Echte Berufsorientierung – für jeden Bildungsabschluss

Ein flächendeckend gut ausgebautes Angebot an Beruflichen Gymnasien ist eine wesentliche Voraussetzung für mehr Chancen- und Bildungsgerechtigkeit in Baden-Württemberg. Damit mehr Schülerinnen und Schüler an Beruflichen Gymnasien unterrichtet werden können, haben wir 150 weitere Eingangsklassen geschaffen und die Angebotspalette um zukunftsträchtige Profile erweitert. Das war überfällig, denn insbesondere im Schnittfeld zwischen schulischer und beruflicher Bildung gewinnen die Beruflichen Gymnasien zunehmend an Bedeutung. Damit haben wir unser ursprüngliches Ziel, allen zugangsberechtigten Bewerberinnen und Bewerbern einen Platz an einem Beruflichen Gymnasium zu ermöglichen, in der vergangenen Legislaturperiode schon fast vollständig erreicht.

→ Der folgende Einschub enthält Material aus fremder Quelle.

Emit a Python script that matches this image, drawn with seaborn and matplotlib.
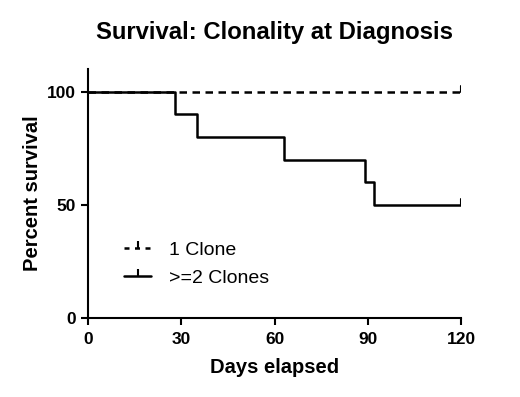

Egal, welcher Bildungsabschluss angestrebt wird, uns ist wichtig, dass Schülerinnen und Schüler an allen Schulen eine gute Berufsorientierung bekommen, um sich über ihre Möglichkeiten im späteren Berufsleben klar zu werden. Das neue Fach Wirtschaft und die Studien- und Berufsorientierung an allen Schularten sind ein guter Anfang, der durch die Leitperspektive Berufsorientierung im neuen Bildungsplan unterstützt wird. Am Ende sollen alle Schülerinnen und Schüler die Berufswahl treffen können, die am besten zu ihren Interessen und Fähigkeiten passt.

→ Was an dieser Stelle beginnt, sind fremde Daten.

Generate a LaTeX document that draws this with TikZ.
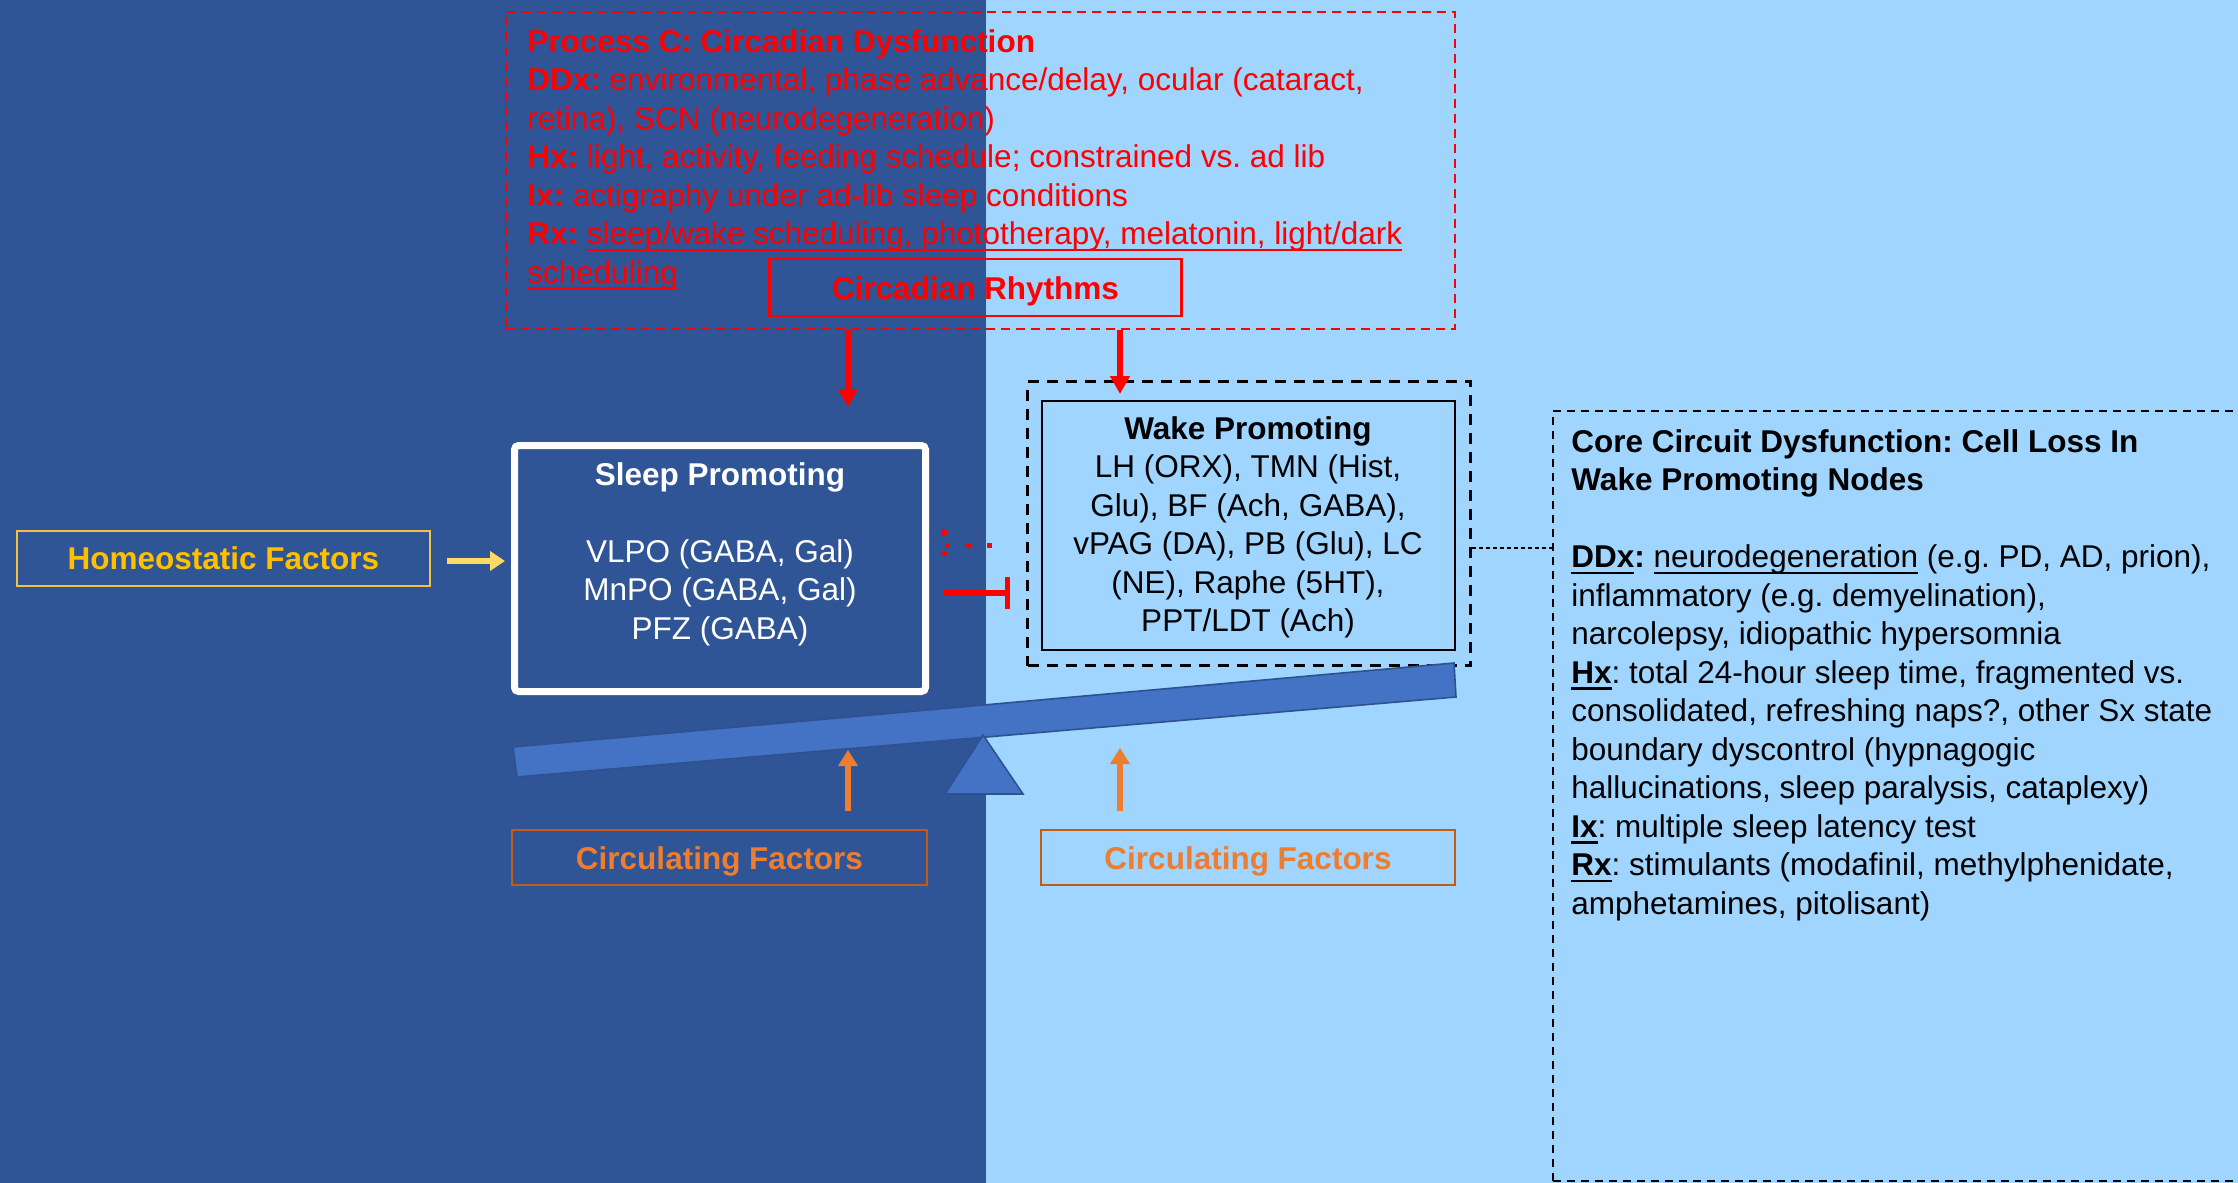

Wir werden sicherstellen, dass die Lehrkräfte in dem neuen Fach mit didaktisch anspruchsvollem Unterrichtsmaterial arbeiten und den auch von den Gewerkschaften und den Arbeitgebern unterzeichneten „Code of Conduct“ einhalten, der die Zusammenarbeit von Schule und Wirtschaft regelt. Sie sollen nicht auf einseitig gestaltetes und interessensgeleitetes Material zurückgreifen. Das Fach Wirtschaft darf dabei nicht losgelöst vom Fach Gemeinschaftskunde gesehen werden.